The plus side is, of course, that with all the downs come all the ups.  I know that when I’m feeling miserable, I’m more than likely only a couple of hours away from feeling OK again and when I’m feeling chesty, I’m only a physio session and a nebuliser away from being comfortable enough to make a cup of tea.

It’s the endlessness of it that’s starting to wear thin, though – the relentless ride through peak and trough which starts to grind away at the inner reserves one builds up over time to deal with the regular lifts and dips of life.

I feel like I’m slowly losing a sense of “me” – like I’m losing touch with the essence of who I am because I’m being subsumed by a constant need to “cope”, to get by, moment-to-moment from each new challenge to the next.  I don’t have room to let myself breathe (no pun intended), to stop and just plateau.

I don’t know if maybe there’s a sense of a time-pressure that still hangs over me, like I need to make the most of things while I can in case the day never comes when I get carted off to theatre for my new lungs and new life.  Since, physically, I’m seeming to be able to support myself in doing a little bit more at the moment, is the frustration coming from not being able to do quite enough to satisfy myself that I’m making the most of things.
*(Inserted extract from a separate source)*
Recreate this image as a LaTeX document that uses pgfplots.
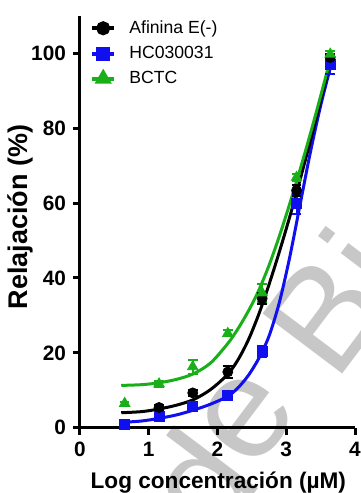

If I’m honest, I don’t think that’s true at all, but there’s so much going on at the moment that I’m not entirely sure what’s right, what’s wrong, what’s real and what’s imagined.  I can’t put my finger on anything that’s making things better or worse and I can’t identify what it is I need to do to stop these endless fluctuations of mood and manner.

I suppose, though, that no one does.  I’d be a rather remarkable person if I knew to solution to all of my problems.  Finding the way out of the mind’s maze is the journey that makes the end all the more valuable.  But when you’re staring at a hedge with no sense of direction, it’s not much comfort to know it’s a shrubbery for learning.